The Kikuyu Home Guard (also Home Guard or Kikuyu Guard) was a government paramilitary force in Kenya from early 1953 until January 1955. It was formed in response to insurgent attacks during the Mau Mau Uprising.

== History ==
The Kikuyu Home Guard was named after the British Home Guard from World War II. The Kikuyu Guard was formed from several hundred Tribal Police and the private armies created by loyalist leaders in the wake of Mau Mau attacks. Clayton calls these early, ad hoc anti-Mau Mau groups the Kikuyu Resistance Groups, which appeared in the last part of 1952. Its creation was an extremely divisive development within Kikuyu society.
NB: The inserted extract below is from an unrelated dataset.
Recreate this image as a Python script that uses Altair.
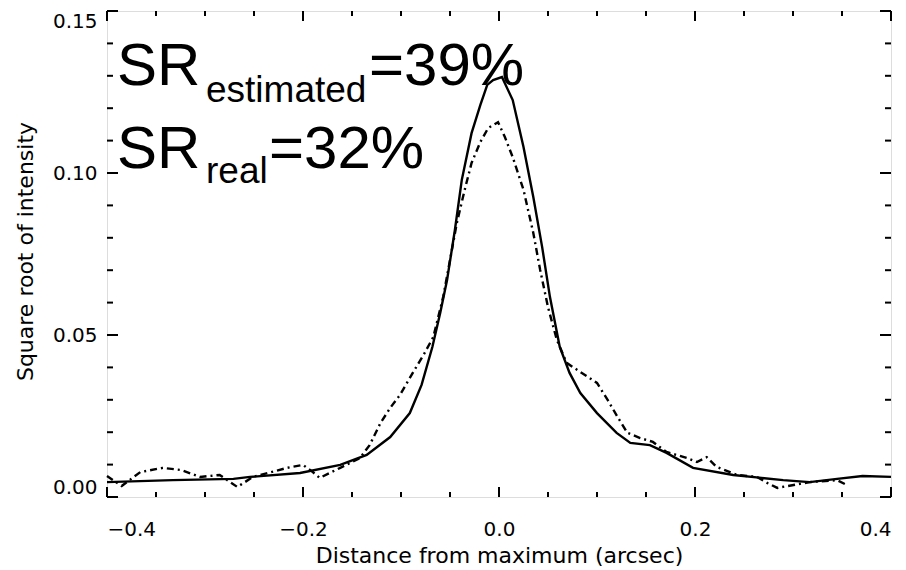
import altair as alt
import pandas as pd

# ---- data ----
solid_x = [-0.400, -0.333, -0.271, -0.254, -0.203, -0.162, -0.135, -0.111, -0.091, -0.079,
           -0.068, -0.060, -0.053, -0.045, -0.038, -0.028, -0.019, -0.012, -0.006, 0.003,
           0.014, 0.025, 0.035, 0.044, 0.052, 0.062, 0.072, 0.083, 0.100, 0.120,
           0.134, 0.154, 0.171, 0.198, 0.239, 0.290, 0.317, 0.345, 0.371, 0.400]
solid_y = [0.0046, 0.0052, 0.0056, 0.0062, 0.0074, 0.0099, 0.0130, 0.0185, 0.0259, 0.0346,
           0.0463, 0.0568, 0.0670, 0.0824, 0.0978, 0.1123, 0.1210, 0.1272, 0.1287, 0.1296,
           0.1225, 0.1080, 0.0926, 0.0772, 0.0617, 0.0463, 0.0383, 0.0321, 0.0259, 0.0198,
           0.0167, 0.0160, 0.0136, 0.0090, 0.0068, 0.0052, 0.0046, 0.0056, 0.0065, 0.0062]

dd_x = [-0.400, -0.385, -0.366, -0.343, -0.324, -0.305, -0.285, -0.267, -0.251, -0.216,
        -0.200, -0.190, -0.183, -0.162, -0.142, -0.132, -0.121, -0.111, -0.101, -0.088,
        -0.076, -0.067, -0.057, -0.050, -0.043, -0.035, -0.028, -0.019, -0.011, -0.001,
        0.006, 0.014, 0.025, 0.035, 0.042, 0.050, 0.059, 0.069, 0.083, 0.100,
        0.111, 0.121, 0.131, 0.144, 0.157, 0.171, 0.192, 0.202, 0.212, 0.222,
        0.243, 0.263, 0.274, 0.284, 0.317, 0.345, 0.355]
dd_y = [0.0065, 0.0034, 0.0077, 0.0090, 0.0083, 0.0062, 0.0068, 0.0031, 0.0062, 0.0090,
        0.0099, 0.0077, 0.0059, 0.0090, 0.0120, 0.0160, 0.0228, 0.0275, 0.0315, 0.0383,
        0.0444, 0.0494, 0.0617, 0.0731, 0.0846, 0.0948, 0.1031, 0.1096, 0.1139, 0.1157,
        0.1111, 0.1049, 0.0948, 0.0815, 0.0701, 0.0586, 0.0485, 0.0414, 0.0386, 0.0352,
        0.0299, 0.0247, 0.0198, 0.0182, 0.0170, 0.0139, 0.0120, 0.0108, 0.0123, 0.0093,
        0.0068, 0.0062, 0.0043, 0.0028, 0.0046, 0.0052, 0.0037]

x_major = [-0.4, -0.2, 0.0, 0.2, 0.4]
x_minor = [-0.35, -0.3, -0.25, -0.15, -0.1, -0.05, 0.05, 0.1, 0.15, 0.25, 0.3, 0.35]
y_major = [0.0, 0.05, 0.10, 0.15]
y_minor = [0.01, 0.02, 0.03, 0.04, 0.06, 0.07, 0.08, 0.09, 0.11, 0.12, 0.13, 0.14]

x_title = "Distance from maximum (arcsec)"
y_title = "Square root of intensity"

# ---- layout ----
W, H = 784, 486
AXFONT = "DejaVu Sans"

xs = alt.Scale(domain=[-0.4, 0.4], nice=False, zero=False)
ys = alt.Scale(domain=[0, 0.15], nice=False, zero=False)

solid_df = pd.DataFrame({"x": solid_x, "y": solid_y})
dd_df = pd.DataFrame({"x": dd_x, "y": dd_y})

x_axis = alt.Axis(values=x_major, format=".1f", title=x_title, grid=False, ticks=False,
                  domain=False, labelPadding=22, labelFontSize=20, labelFont=AXFONT,
                  labelColor="black", titleFont=AXFONT, titleFontSize=22,
                  titleFontWeight="normal", titleColor="black", titleY=65,
                  titleBaseline="alphabetic", titleX=W / 2)
y_axis = alt.Axis(values=y_major, format=".2f", title=y_title, grid=False, ticks=False,
                  domain=False, labelPadding=10, labelFontSize=20, labelFont=AXFONT,
                  labelColor="black", labelFlush=True, titleFont=AXFONT, titleFontSize=22,
                  titleFontWeight="normal", titleColor="black", titleX=-82, titleY=240,
                  titleAngle=-90, titleAlign="center", titleBaseline="middle")

solid = alt.Chart(solid_df).mark_line(color="black", strokeWidth=2.4).encode(
    x=alt.X("x:Q", scale=xs, axis=x_axis),
    y=alt.Y("y:Q", scale=ys, axis=y_axis),
)
dashdot = alt.Chart(dd_df).mark_line(color="black", strokeWidth=2.4,
                                     strokeDash=[7, 4, 2, 4]).encode(
    x=alt.X("x:Q", scale=xs),
    y=alt.Y("y:Q", scale=ys),
)

def xticks(vals, length):
    d = pd.DataFrame({"x": vals})
    bottom = alt.Chart(d).mark_rule(color="black", strokeWidth=2).encode(
        x=alt.X("x:Q", scale=xs), y=alt.value(H), y2=alt.value(H - length))
    top = alt.Chart(d).mark_rule(color="black", strokeWidth=2).encode(
        x=alt.X("x:Q", scale=xs), y=alt.value(0), y2=alt.value(length))
    return [bottom, top]

def yticks(vals, length):
    d = pd.DataFrame({"y": vals})
    left = alt.Chart(d).mark_rule(color="black", strokeWidth=2).encode(
        y=alt.Y("y:Q", scale=ys), x=alt.value(0), x2=alt.value(length))
    right = alt.Chart(d).mark_rule(color="black", strokeWidth=2).encode(
        y=alt.Y("y:Q", scale=ys), x=alt.value(W), x2=alt.value(W - length))
    return [left, right]

ticks = xticks(x_major, 10) + xticks(x_minor, 5) + yticks(y_major, 11) + yticks(y_minor, 6)

# ---- annotations (SR values) ----
ann_big = ["SR", "=39%", "SR", "=32%"]
ann_small = ["estimated", "real"]
TFONT = "Liberation Sans"

def txt(s, px, py, size):
    return alt.Chart(pd.DataFrame({"t": [s]})).mark_text(
        font=TFONT, fontSize=size, align="left", baseline="alphabetic", color="black"
    ).encode(text="t:N", x=alt.value(px), y=alt.value(py))

texts = [
    txt(ann_big[0], 10, 74, 60),
    txt(ann_small[0], 99, 91, 37),
    txt(ann_big[1], 262, 74, 60),
    txt(ann_big[2], 10, 157, 60),
    txt(ann_small[1], 99, 172, 37),
    txt(ann_big[3], 162, 157, 60),
]

chart = alt.layer(solid, dashdot, *ticks, *texts).properties(
    width=W, height=H,
    autosize=alt.AutoSizeParams(type="none"),
    padding={"left": 99, "top": 3, "right": 7, "bottom": 72},
).configure_view(stroke="black", strokeWidth=2.5).configure(background="white")

chart.save("out.html", embed_options={"renderer": "svg", "actions": False})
Its divisive nature was ensured by Sir Evelyn Baring's government's tentative desire to give the Home Guard the appearance of being a Kikuyu-led initiative. Officially sanctioned by the colonial government, at its peak, in 1954, the Home Guard numbered more than 25,000 men—more than the number of Mau Mau fighters in the reserves. Many joined voluntarily for a variety of reasons, but particularly once the battle had begun to shift decisively against Mau Mau by late 1954; however, in some districts, up to 30% of Home Guard members were press-ganged.

Major-General Sir William Hinde put the Home Guard under command of European district officers—these district officers were not trained military personnel, but rather settlers or career, often quite junior, colonial-officers. Hinde recruited Colonel Philip Morcombe to head up the Home Guard. Once set up, it began working alongside the British military. Within a month of the Lari massacre, 20% of the Home Guard were armed with shotguns and given a uniform, and eventually nearly all of them would be supplied with precision weapons of some kind and uniformed.

By 1955, the majority of the Guard were stood down, since Mau Mau no longer constituted a major threat, and the remainder of the guard were absorbed into the Tribal Police.

==Organisation==
As noted above, the Guard was organised by the Kenya Administration, rather than the Army or Police, and Temporary District Officers were appointed to officer the guard. In most cases, individual platoons and sections of the Guard were officered by junior administration officials, such as chiefs and headmen.

== Role ==
The Guard undertook a variety of mission roles. For the majority of the time, they guarded the concentration camps set up by the British Colonial Administration to prevent the Mau Mau from getting food and other supplies from the Kikuyu People forced to live in the camps. In the early period of the Guard, it was common for the Mau Mau to overrun these fortified positions because the Guard lacked sufficient firepower to resist their attackers. In due course, as the Guard demonstrated its political and military reliability, the Kenya Government supplied shotguns and rifles to the Guard.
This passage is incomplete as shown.